During that huge runup in oil prices, the U.S. decided to finally get serious about finding a way to diversify away from oil and ultimately transition to a successor fuel. The candidates were, and still are, biofuels, electric cars, and fuel cells. Then came the 2008/09 crash and a global slowdown that depressed oil prices. And then came fracking, and another shift in the economics of oil.
But oil is still a finite resource, subject to depletion and big price shocks due to the still-dominant role of very nasty places in its global production. Fracking has bought us time. How much, I don't know. But the strategic question is this: do we keep our eyes on the ball and continue to explore alternatives, or do we think short term and scuttle the alternatives for another temporary binge on cheap oil?

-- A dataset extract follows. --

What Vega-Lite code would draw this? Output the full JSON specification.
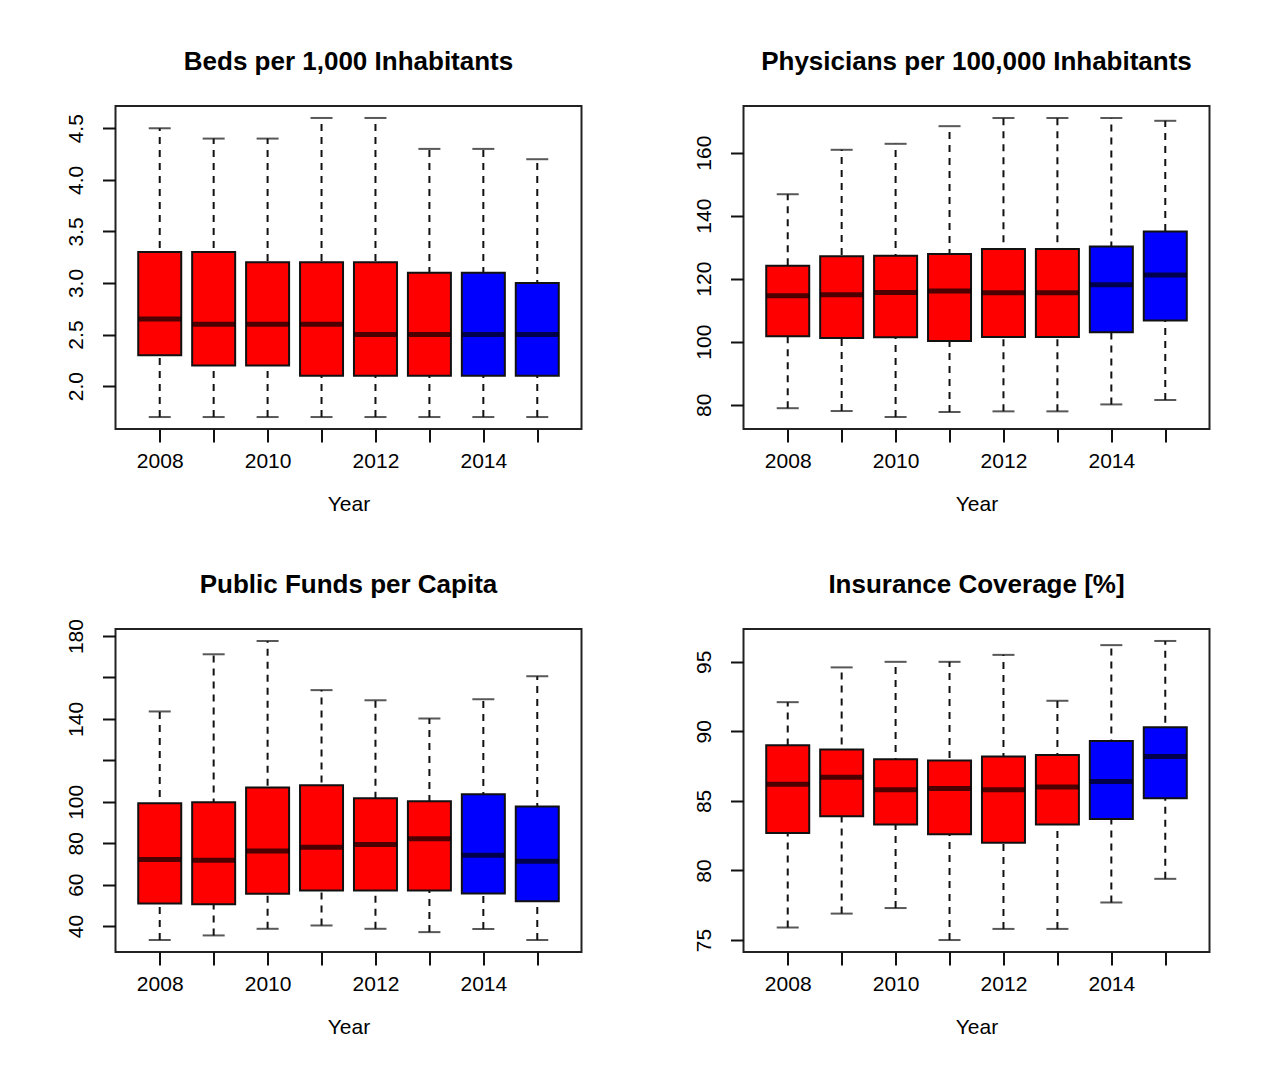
{
  "$schema": "https://vega.github.io/schema/vega-lite/v6.json",
  "padding": {"left": 63.5, "top": 48, "right": 5, "bottom": 5},
  "background": "white",
  "datasets": {
    "stats": [
      {"panel": "beds", "year": 2008, "min": 1.7, "q1": 2.3, "med": 2.65, "q3": 3.3, "max": 4.5, "period": "early"},
      {"panel": "beds", "year": 2009, "min": 1.7, "q1": 2.2, "med": 2.6, "q3": 3.3, "max": 4.4, "period": "early"},
      {"panel": "beds", "year": 2010, "min": 1.7, "q1": 2.2, "med": 2.6, "q3": 3.2, "max": 4.4, "period": "early"},
      {"panel": "beds", "year": 2011, "min": 1.7, "q1": 2.1, "med": 2.6, "q3": 3.2, "max": 4.6, "period": "early"},
      {"panel": "beds", "year": 2012, "min": 1.7, "q1": 2.1, "med": 2.5, "q3": 3.2, "max": 4.6, "period": "early"},
      {"panel": "beds", "year": 2013, "min": 1.7, "q1": 2.1, "med": 2.5, "q3": 3.1, "max": 4.3, "period": "early"},
      {"panel": "beds", "year": 2014, "min": 1.7, "q1": 2.1, "med": 2.5, "q3": 3.1, "max": 4.3, "period": "late"},
      {"panel": "beds", "year": 2015, "min": 1.7, "q1": 2.1, "med": 2.5, "q3": 3.0, "max": 4.2, "period": "late"},
      {"panel": "phys", "year": 2008, "min": 78.9, "q1": 101.7, "med": 114.6, "q3": 124.1, "max": 146.8, "period": "early"},
      {"panel": "phys", "year": 2009, "min": 78.0, "q1": 101.2, "med": 114.9, "q3": 127.1, "max": 160.9, "period": "early"},
      {"panel": "phys", "year": 2010, "min": 76.1, "q1": 101.4, "med": 115.6, "q3": 127.3, "max": 162.8, "period": "early"},
      {"panel": "phys", "year": 2011, "min": 77.7, "q1": 100.2, "med": 116.1, "q3": 127.8, "max": 168.4, "period": "early"},
      {"panel": "phys", "year": 2012, "min": 77.9, "q1": 101.5, "med": 115.5, "q3": 129.4, "max": 171.0, "period": "early"},
      {"panel": "phys", "year": 2013, "min": 77.9, "q1": 101.5, "med": 115.5, "q3": 129.4, "max": 171.0, "period": "early"},
      {"panel": "phys", "year": 2014, "min": 80.1, "q1": 103.0, "med": 118.1, "q3": 130.2, "max": 171.0, "period": "late"},
      {"panel": "phys", "year": 2015, "min": 81.5, "q1": 106.7, "med": 121.2, "q3": 135.0, "max": 170.1, "period": "late"},
      {"panel": "funds", "year": 2008, "min": 33.3, "q1": 50.9, "med": 72.1, "q3": 99.3, "max": 143.6, "period": "early"},
      {"panel": "funds", "year": 2009, "min": 35.5, "q1": 50.6, "med": 71.8, "q3": 99.8, "max": 171.2, "period": "early"},
      {"panel": "funds", "year": 2010, "min": 38.7, "q1": 55.6, "med": 76.2, "q3": 106.9, "max": 177.6, "period": "early"},
      {"panel": "funds", "year": 2011, "min": 40.3, "q1": 57.2, "med": 78.0, "q3": 108.0, "max": 153.9, "period": "early"},
      {"panel": "funds", "year": 2012, "min": 38.7, "q1": 57.2, "med": 79.4, "q3": 101.7, "max": 149.0, "period": "early"},
      {"panel": "funds", "year": 2013, "min": 37.1, "q1": 57.2, "med": 82.2, "q3": 100.3, "max": 140.2, "period": "early"},
      {"panel": "funds", "year": 2014, "min": 38.6, "q1": 55.7, "med": 74.2, "q3": 103.7, "max": 149.5, "period": "late"},
      {"panel": "funds", "year": 2015, "min": 33.3, "q1": 52.0, "med": 71.3, "q3": 97.7, "max": 160.6, "period": "late"},
      {"panel": "ins", "year": 2008, "min": 75.9, "q1": 82.7, "med": 86.2, "q3": 89.0, "max": 92.1, "period": "early"},
      {"panel": "ins", "year": 2009, "min": 76.9, "q1": 83.9, "med": 86.7, "q3": 88.7, "max": 94.6, "period": "early"},
      {"panel": "ins", "year": 2010, "min": 77.3, "q1": 83.3, "med": 85.8, "q3": 88.0, "max": 95.0, "period": "early"},
      {"panel": "ins", "year": 2011, "min": 75.0, "q1": 82.6, "med": 85.9, "q3": 87.9, "max": 95.0, "period": "early"},
      {"panel": "ins", "year": 2012, "min": 75.8, "q1": 82.0, "med": 85.8, "q3": 88.2, "max": 95.5, "period": "early"},
      {"panel": "ins", "year": 2013, "min": 75.8, "q1": 83.3, "med": 86.0, "q3": 88.3, "max": 92.2, "period": "early"},
      {"panel": "ins", "year": 2014, "min": 77.7, "q1": 83.7, "med": 86.4, "q3": 89.3, "max": 96.2, "period": "late"},
      {"panel": "ins", "year": 2015, "min": 79.4, "q1": 85.2, "med": 88.2, "q3": 90.3, "max": 96.5, "period": "late"}
    ]
  },
  "data": {"name": "stats"},
  "columns": 2,
  "spacing": {"row": 200, "column": 162},
  "bounds": "flush",
  "concat": [
    {
      "width": 466, "height": 323,
      "title": "Beds per 1,000 Inhabitants",
      "transform": [{"filter": "datum.panel == 'beds'"}],
      "encoding": {
        "x": {"field": "year", "type": "quantitative", "scale": {"domain": [2007.18, 2015.82], "nice": false, "zero": false, "padding": 0},
              "axis": {"values": [2008, 2009, 2010, 2011, 2012, 2013, 2014, 2015], "format": "d", "labelExpr": "datum.value % 2 == 0 ? datum.label : ''", "title": "Year"}}
      },
      "layer": [
        {"mark": {"type": "rule", "strokeDash": [7, 6], "strokeWidth": 2, "color": "#111"},
         "encoding": {"y": {"field": "min", "type": "quantitative", "scale": {"domain": [1.584, 4.716], "nice": false, "zero": false, "padding": 0}, "axis": {"values": [2.0, 2.5, 3.0, 3.5, 4.0, 4.5], "format": ".1f", "title": null}}, "y2": {"field": "max"}}},
        {"mark": {"type": "tick", "orient": "horizontal", "size": 22, "thickness": 2, "color": "#111"}, "encoding": {"y": {"field": "min", "type": "quantitative"}}},
        {"mark": {"type": "tick", "orient": "horizontal", "size": 22, "thickness": 2, "color": "#111"}, "encoding": {"y": {"field": "max", "type": "quantitative"}}},
        {"mark": {"type": "bar", "width": 43, "stroke": "#111", "strokeWidth": 2},
         "encoding": {"y": {"field": "q1", "type": "quantitative"}, "y2": {"field": "q3"},
                      "color": {"field": "period", "type": "nominal", "scale": {"domain": ["early", "late"], "range": ["#ff0000", "#0000ff"]}, "legend": null}}},
        {"mark": {"type": "tick", "orient": "horizontal", "size": 43, "thickness": 5, "color": "#000"}, "encoding": {"y": {"field": "med", "type": "quantitative"}}}
      ]
    },
    {
      "width": 466, "height": 323,
      "title": "Physicians per 100,000 Inhabitants",
      "transform": [{"filter": "datum.panel == 'phys'"}],
      "encoding": {
        "x": {"field": "year", "type": "quantitative", "scale": {"domain": [2007.18, 2015.82], "nice": false, "zero": false, "padding": 0},
              "axis": {"values": [2008, 2009, 2010, 2011, 2012, 2013, 2014, 2015], "format": "d", "labelExpr": "datum.value % 2 == 0 ? datum.label : ''", "title": "Year"}}
      },
      "layer": [
        {"mark": {"type": "rule", "strokeDash": [7, 6], "strokeWidth": 2, "color": "#111"},
         "encoding": {"y": {"field": "min", "type": "quantitative", "scale": {"domain": [72.3, 174.8], "nice": false, "zero": false, "padding": 0}, "axis": {"values": [80, 100, 120, 140, 160], "title": null}}, "y2": {"field": "max"}}},
        {"mark": {"type": "tick", "orient": "horizontal", "size": 22, "thickness": 2, "color": "#111"}, "encoding": {"y": {"field": "min", "type": "quantitative"}}},
        {"mark": {"type": "tick", "orient": "horizontal", "size": 22, "thickness": 2, "color": "#111"}, "encoding": {"y": {"field": "max", "type": "quantitative"}}},
        {"mark": {"type": "bar", "width": 43, "stroke": "#111", "strokeWidth": 2},
         "encoding": {"y": {"field": "q1", "type": "quantitative"}, "y2": {"field": "q3"},
                      "color": {"field": "period", "type": "nominal", "scale": {"domain": ["early", "late"], "range": ["#ff0000", "#0000ff"]}, "legend": null}}},
        {"mark": {"type": "tick", "orient": "horizontal", "size": 43, "thickness": 5, "color": "#000"}, "encoding": {"y": {"field": "med", "type": "quantitative"}}}
      ]
    },
    {
      "width": 466, "height": 323,
      "title": {"text": "Public Funds per Capita", "offset": 21},
      "transform": [{"filter": "datum.panel == 'funds'"}],
      "encoding": {
        "x": {"field": "year", "type": "quantitative", "scale": {"domain": [2007.18, 2015.82], "nice": false, "zero": false, "padding": 0},
              "axis": {"values": [2008, 2009, 2010, 2011, 2012, 2013, 2014, 2015], "format": "d", "labelExpr": "datum.value % 2 == 0 ? datum.label : ''", "title": "Year"}}
      },
      "layer": [
        {"mark": {"type": "rule", "strokeDash": [7, 6], "strokeWidth": 2, "color": "#111"},
         "encoding": {"y": {"field": "min", "type": "quantitative", "scale": {"domain": [27.5, 183.4], "nice": false, "zero": false, "padding": 0}, "axis": {"values": [40, 60, 80, 100, 120, 140, 160, 180], "labelExpr": "datum.value == 120 || datum.value == 160 ? '' : datum.label", "title": null}}, "y2": {"field": "max"}}},
        {"mark": {"type": "tick", "orient": "horizontal", "size": 22, "thickness": 2, "color": "#111"}, "encoding": {"y": {"field": "min", "type": "quantitative"}}},
        {"mark": {"type": "tick", "orient": "horizontal", "size": 22, "thickness": 2, "color": "#111"}, "encoding": {"y": {"field": "max", "type": "quantitative"}}},
        {"mark": {"type": "bar", "width": 43, "stroke": "#111", "strokeWidth": 2},
         "encoding": {"y": {"field": "q1", "type": "quantitative"}, "y2": {"field": "q3"},
                      "color": {"field": "period", "type": "nominal", "scale": {"domain": ["early", "late"], "range": ["#ff0000", "#0000ff"]}, "legend": null}}},
        {"mark": {"type": "tick", "orient": "horizontal", "size": 43, "thickness": 5, "color": "#000"}, "encoding": {"y": {"field": "med", "type": "quantitative"}}}
      ]
    },
    {
      "width": 466, "height": 323,
      "title": "Insurance Coverage [%]",
      "transform": [{"filter": "datum.panel == 'ins'"}],
      "encoding": {
        "x": {"field": "year", "type": "quantitative", "scale": {"domain": [2007.18, 2015.82], "nice": false, "zero": false, "padding": 0},
              "axis": {"values": [2008, 2009, 2010, 2011, 2012, 2013, 2014, 2015], "format": "d", "labelExpr": "datum.value % 2 == 0 ? datum.label : ''", "title": "Year"}}
      },
      "layer": [
        {"mark": {"type": "rule", "strokeDash": [7, 6], "strokeWidth": 2, "color": "#111"},
         "encoding": {"y": {"field": "min", "type": "quantitative", "scale": {"domain": [74.14, 97.36], "nice": false, "zero": false, "padding": 0}, "axis": {"values": [75, 80, 85, 90, 95], "title": null}}, "y2": {"field": "max"}}},
        {"mark": {"type": "tick", "orient": "horizontal", "size": 22, "thickness": 2, "color": "#111"}, "encoding": {"y": {"field": "min", "type": "quantitative"}}},
        {"mark": {"type": "tick", "orient": "horizontal", "size": 22, "thickness": 2, "color": "#111"}, "encoding": {"y": {"field": "max", "type": "quantitative"}}},
        {"mark": {"type": "bar", "width": 43, "stroke": "#111", "strokeWidth": 2},
         "encoding": {"y": {"field": "q1", "type": "quantitative"}, "y2": {"field": "q3"},
                      "color": {"field": "period", "type": "nominal", "scale": {"domain": ["early", "late"], "range": ["#ff0000", "#0000ff"]}, "legend": null}}},
        {"mark": {"type": "tick", "orient": "horizontal", "size": 43, "thickness": 5, "color": "#000"}, "encoding": {"y": {"field": "med", "type": "quantitative"}}}
      ]
    }
  ],
  "config": {
    "font": "Liberation Sans",
    "scale": {"continuousPadding": 0},
    "view": {"stroke": "#222", "strokeWidth": 2},
    "title": {"font": "Liberation Sans", "fontSize": 26, "fontWeight": "bold", "color": "#000", "offset": 31, "anchor": "middle", "frame": "group"},
    "axis": {
      "grid": false, "domain": false,
      "tickSize": 13, "tickWidth": 2, "tickColor": "#111",
      "labelFont": "Liberation Sans", "labelFontSize": 21, "labelColor": "#000",
      "labelOverlap": false, "labelFlush": false, "labelBound": false,
      "titleFont": "Liberation Sans", "titleFontSize": 21, "titleFontWeight": "normal", "titleColor": "#000", "titlePadding": 22
    },
    "axisX": {"labelPadding": 8.5},
    "axisY": {"labelAngle": -90, "labelAlign": "center", "labelBaseline": "bottom", "labelPadding": 16}
  }
}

The Bush administration was pro-everything on energy: pro-drilling, pro-nuclear, pro-biofuels, fuel cells and electrics, pro-wind and solar. The argument was over how much to subsidize close-to-commercial alternative energy sources. Biofuels took off once oil prices rose above $80 a barrel, making corn ethanol competitive without subsidy. The blenders tax credit has been repealed; the mandate is still in place to force the oil industry, which controls the refining, to accept a competing fuel instead of locking out the competition. Wind is also close enough to a competitive price point that a relatively small subsidy has gotten us a big buildout of wind capacity. (My objection to wind is esthetic, not economic: miles of windfarms are space consumptive and ugly.) Solar has come way down in price and is carving out increasing non-subsidized markets for off-grid applications, but it is still not close to competitive against the grid. That could change quickly, however.
The Obama administration took a big step backwards. It was operationally anti-everything on energy except wind, solar, and electric vehicles. We should revert to the Bush policy. The goal is not simply energy independence; the goal is breaking OPEC, making the jihadis fight with sticks and stones because they can't afford bullets, making the Saudis close down their global madrassah poison because they can't afford it, etc. Fracking has bought us time. We shouldn't waste it.
This is not just an Iowa or an ethanol problem.
We are in a good place right now despite Washington DC. We are where we are because of free market innovation.